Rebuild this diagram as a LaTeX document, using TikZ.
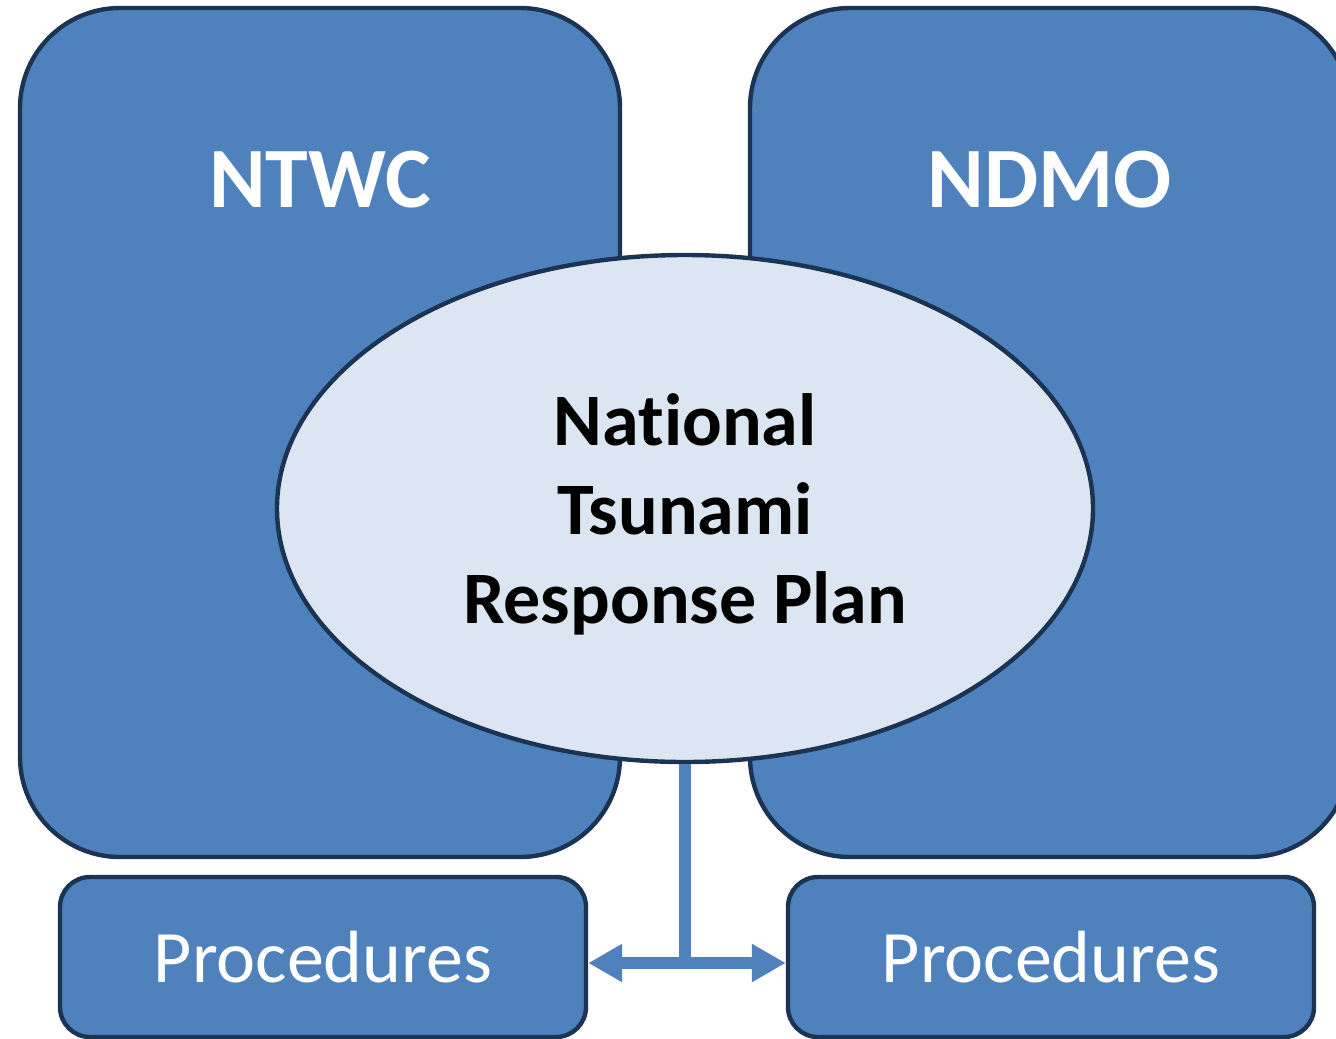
\documentclass[tikz,border=0pt]{standalone}
\usepackage{fontspec}
\setmainfont{Carlito}[RawFeature=-liga]
\usetikzlibrary{shapes.geometric,arrows.meta}
\definecolor{boxblue}{HTML}{4F81BD}
\definecolor{edgenavy}{HTML}{1C3454}
\definecolor{planfill}{HTML}{DCE6F2}
\begin{document}
\begin{tikzpicture}[x=0.5pt,y=-0.5pt,
    agency/.style={draw=edgenavy,line width=2.2pt,fill=boxblue,rounded corners=50pt,
      minimum width=300pt,minimum height=424.5pt,inner sep=0pt},
    procbox/.style={draw=edgenavy,line width=2.2pt,fill=boxblue,rounded corners=15pt,
      minimum width=263pt,minimum height=80pt,inner sep=0pt,
      text=white,font=\fontsize{37}{40}\selectfont},
    agencyname/.style={text=white,font=\bfseries\fontsize{43}{48}\selectfont,anchor=base},
    plan/.style={ellipse,draw=edgenavy,line width=2.2pt,fill=planfill,
      minimum width=408pt,minimum height=253.5pt,inner sep=0pt},
    plantext/.style={align=center,font=\bfseries\fontsize{37}{44.5}\selectfont},
    link/.style={boxblue,line width=6pt},
    linkarrow/.style={link,-{Triangle[length=17pt,width=18pt]}}]
  \useasboundingbox (0,0) rectangle (1336,1038);
  \clip (0,0) rectangle (1336,1038);
  % the two agencies
  \node [agency] (ntwc) at (320,432.5) {};
  \node [agency] (ndmo) at (1050,432.5) {};
  \node [agencyname] (ntwcname) at (320,207) {NTWC};
  \node [agencyname] (ndmoname) at (1050,207) {NDMO};
  % shared plan
  \node [plan] (tsunamiplan) at (685,508.5) {};
  \node [plantext] (plantitle) at (685,514) {National\\Tsunami\\Response Plan};
  % procedures
  \node [procbox] (procL) at (323,957) {Procedures};
  \node [procbox] (procR) at (1051,957) {Procedures};
  % connector
  \coordinate (joint) at (685,963);
  \draw [link] (tsunamiplan.south) -- ([yshift=-3pt]joint);
  \draw [linkarrow] ([xshift=3pt]joint) -- (joint -| procL.east);
  \draw [linkarrow] ([xshift=-3pt]joint) -- (joint -| procR.west);
\end{tikzpicture}
\end{document}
-------------------------
Using the material above, set down every line exactly, but skip the pictures.

| Written solution |
Rebuild this diagram as a LaTeX document, using TikZ.
\documentclass[tikz,border=0pt]{standalone}
\usepackage{fontspec}
\setmainfont{Carlito}[RawFeature=-liga]
\usetikzlibrary{shapes.geometric,arrows.meta}
\definecolor{boxblue}{HTML}{4F81BD}
\definecolor{edgenavy}{HTML}{1C3454}
\definecolor{planfill}{HTML}{DCE6F2}
\begin{document}
\begin{tikzpicture}[x=0.5pt,y=-0.5pt,
    agency/.style={draw=edgenavy,line width=2.2pt,fill=boxblue,rounded corners=50pt,
      minimum width=300pt,minimum height=424.5pt,inner sep=0pt},
    procbox/.style={draw=edgenavy,line width=2.2pt,fill=boxblue,rounded corners=15pt,
      minimum width=263pt,minimum height=80pt,inner sep=0pt,
      text=white,font=\fontsize{37}{40}\selectfont},
    agencyname/.style={text=white,font=\bfseries\fontsize{43}{48}\selectfont,anchor=base},
    plan/.style={ellipse,draw=edgenavy,line width=2.2pt,fill=planfill,
      minimum width=408pt,minimum height=253.5pt,inner sep=0pt},
    plantext/.style={align=center,font=\bfseries\fontsize{37}{44.5}\selectfont},
    link/.style={boxblue,line width=6pt},
    linkarrow/.style={link,-{Triangle[length=17pt,width=18pt]}}]
  \useasboundingbox (0,0) rectangle (1336,1038);
  \clip (0,0) rectangle (1336,1038);
  % the two agencies
  \node [agency] (ntwc) at (320,432.5) {};
  \node [agency] (ndmo) at (1050,432.5) {};
  \node [agencyname] (ntwcname) at (320,207) {NTWC};
  \node [agencyname] (ndmoname) at (1050,207) {NDMO};
  % shared plan
  \node [plan] (tsunamiplan) at (685,508.5) {};
  \node [plantext] (plantitle) at (685,514) {National\\Tsunami\\Response Plan};
  % procedures
  \node [procbox] (procL) at (323,957) {Procedures};
  \node [procbox] (procR) at (1051,957) {Procedures};
  % connector
  \coordinate (joint) at (685,963);
  \draw [link] (tsunamiplan.south) -- ([yshift=-3pt]joint);
  \draw [linkarrow] ([xshift=3pt]joint) -- (joint -| procL.east);
  \draw [linkarrow] ([xshift=-3pt]joint) -- (joint -| procR.west);
\end{tikzpicture}
\end{document}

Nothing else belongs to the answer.